What the task asks →
Repeat every line of the listing below exactly, minus the pictures.

Dataset section →
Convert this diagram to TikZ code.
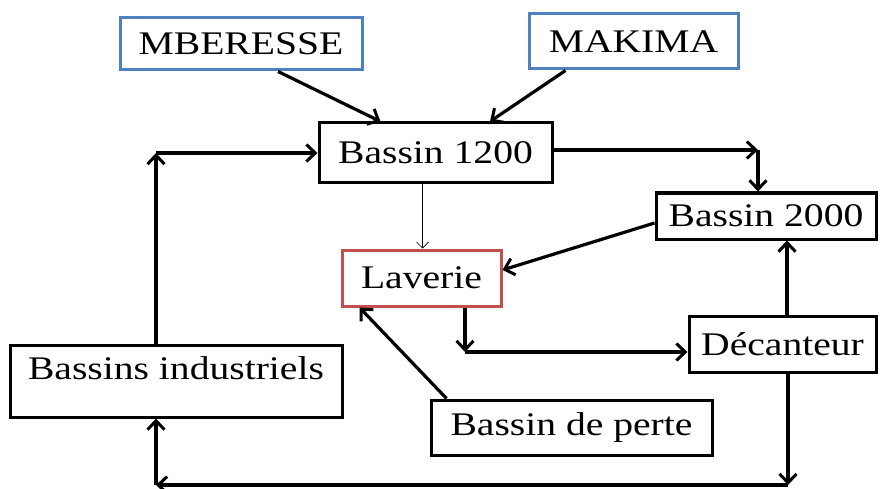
\documentclass[tikz,border=0pt]{standalone}
\usepackage{fontspec}
\setmainfont{Liberation Serif}[FakeStretch=1.2]
\usetikzlibrary{arrows.meta,calc}
\definecolor{boxblue}{HTML}{4F81BD}
\definecolor{boxred}{HTML}{C0504D}
\begin{document}
\begin{tikzpicture}[x=1pt,y=1pt,
  box/.style={draw=black,line width=3pt,inner sep=0pt,font=\fontsize{33}{38}\selectfont},
  bluebox/.style={box,draw=boxblue},
  redbox/.style={box,draw=boxred},
  flow/.style={line width=3.2pt,-{Straight Barb[length=9pt,width=17pt,line width=3pt]}},
  thinflow/.style={line width=0.7pt,-{Straight Barb[length=6pt,width=12pt,line width=0.7pt]}}]
\useasboundingbox (0,0) rectangle (880,-489);
\node[bluebox,minimum width=242pt,minimum height=52pt] (mb) at (241,-44) {MBERESSE};
\node[bluebox,minimum width=209pt,minimum height=55pt] (mk) at (633.5,-41.5) {MAKIMA};
\node[box,minimum width=233pt,minimum height=60pt] (b12) at (435.5,-153) {Bassin 1200};
\node[box,minimum width=220pt,minimum height=46pt] (b20) at (766,-216) {Bassin 2000};
\node[redbox,minimum width=159pt,minimum height=56pt] (lav) at (421.5,-278) {Laverie};
\node[box,minimum width=187pt,minimum height=56pt] (dec) at (782.5,-344) {Décanteur};
\node[box,minimum width=332pt,minimum height=72pt,text height=20pt,text depth=24pt] (bi) at (176,-381) {Bassins industriels};
\node[box,minimum width=281pt,minimum height=55pt] (bp) at (571.5,-427.5) {Bassin de perte};
\coordinate (c1) at (758,-150);
\coordinate (xr) at (787,0);
\coordinate (c3) at (465,-352);
\coordinate (c5) at (788,-485);
\coordinate (c6) at (156,-485);
\coordinate (c7) at (156,-153);
% inputs
\draw[flow] ([xshift=37pt]mb.south) -- ([xshift=-55pt]b12.north);
\draw[flow] ([xshift=-68pt]mk.south) -- ([xshift=54.5pt]b12.north);
% Bassin 1200 -> Bassin 2000
\draw[flow] (b12.east |- c1) -- (c1);
\draw[flow] (c1) -- (c1 |- b20.north);
% Bassin 1200 -> Laverie
\draw[thinflow] ([xshift=1pt]lav.north |- b12.south) -- ([xshift=1pt]lav.north);
% Bassin 2000 -> Laverie
\draw[flow] ([yshift=-7pt]b20.west) -- ([yshift=8pt]lav.east);
% Decanteur -> Bassin 2000
\draw[flow] (dec.north -| xr) -- (b20.south -| xr);
% Laverie -> Decanteur
\draw[flow] (lav.south -| c3) -- (c3);
\draw[flow] (c3) -- (c3 -| dec.west);
% Bassin de perte -> Laverie
\draw[flow] ([xshift=-125pt]bp.north) -- ([xshift=19pt]lav.south west);
% Decanteur -> Bassins industriels
\draw[flow] (dec.south -| c5) -- (c5);
\draw[flow] (c5) -- (c6);
\draw[flow] (c6) -- (bi.south -| c6);
% Bassins industriels -> Bassin 1200
\draw[flow] (bi.north -| c7) -- (c7);
\draw[flow] (c7) -- (c7 -| b12.west);
\end{tikzpicture}
\end{document}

Answer to the problem →
Convert this diagram to TikZ code.
\documentclass[tikz,border=0pt]{standalone}
\usepackage{fontspec}
\setmainfont{Liberation Serif}[FakeStretch=1.2]
\usetikzlibrary{arrows.meta,calc}
\definecolor{boxblue}{HTML}{4F81BD}
\definecolor{boxred}{HTML}{C0504D}
\begin{document}
\begin{tikzpicture}[x=1pt,y=1pt,
  box/.style={draw=black,line width=3pt,inner sep=0pt,font=\fontsize{33}{38}\selectfont},
  bluebox/.style={box,draw=boxblue},
  redbox/.style={box,draw=boxred},
  flow/.style={line width=3.2pt,-{Straight Barb[length=9pt,width=17pt,line width=3pt]}},
  thinflow/.style={line width=0.7pt,-{Straight Barb[length=6pt,width=12pt,line width=0.7pt]}}]
\useasboundingbox (0,0) rectangle (880,-489);
\node[bluebox,minimum width=242pt,minimum height=52pt] (mb) at (241,-44) {MBERESSE};
\node[bluebox,minimum width=209pt,minimum height=55pt] (mk) at (633.5,-41.5) {MAKIMA};
\node[box,minimum width=233pt,minimum height=60pt] (b12) at (435.5,-153) {Bassin 1200};
\node[box,minimum width=220pt,minimum height=46pt] (b20) at (766,-216) {Bassin 2000};
\node[redbox,minimum width=159pt,minimum height=56pt] (lav) at (421.5,-278) {Laverie};
\node[box,minimum width=187pt,minimum height=56pt] (dec) at (782.5,-344) {Décanteur};
\node[box,minimum width=332pt,minimum height=72pt,text height=20pt,text depth=24pt] (bi) at (176,-381) {Bassins industriels};
\node[box,minimum width=281pt,minimum height=55pt] (bp) at (571.5,-427.5) {Bassin de perte};
\coordinate (c1) at (758,-150);
\coordinate (xr) at (787,0);
\coordinate (c3) at (465,-352);
\coordinate (c5) at (788,-485);
\coordinate (c6) at (156,-485);
\coordinate (c7) at (156,-153);
% inputs
\draw[flow] ([xshift=37pt]mb.south) -- ([xshift=-55pt]b12.north);
\draw[flow] ([xshift=-68pt]mk.south) -- ([xshift=54.5pt]b12.north);
% Bassin 1200 -> Bassin 2000
\draw[flow] (b12.east |- c1) -- (c1);
\draw[flow] (c1) -- (c1 |- b20.north);
% Bassin 1200 -> Laverie
\draw[thinflow] ([xshift=1pt]lav.north |- b12.south) -- ([xshift=1pt]lav.north);
% Bassin 2000 -> Laverie
\draw[flow] ([yshift=-7pt]b20.west) -- ([yshift=8pt]lav.east);
% Decanteur -> Bassin 2000
\draw[flow] (dec.north -| xr) -- (b20.south -| xr);
% Laverie -> Decanteur
\draw[flow] (lav.south -| c3) -- (c3);
\draw[flow] (c3) -- (c3 -| dec.west);
% Bassin de perte -> Laverie
\draw[flow] ([xshift=-125pt]bp.north) -- ([xshift=19pt]lav.south west);
% Decanteur -> Bassins industriels
\draw[flow] (dec.south -| c5) -- (c5);
\draw[flow] (c5) -- (c6);
\draw[flow] (c6) -- (bi.south -| c6);
% Bassins industriels -> Bassin 1200
\draw[flow] (bi.north -| c7) -- (c7);
\draw[flow] (c7) -- (c7 -| b12.west);
\end{tikzpicture}
\end{document}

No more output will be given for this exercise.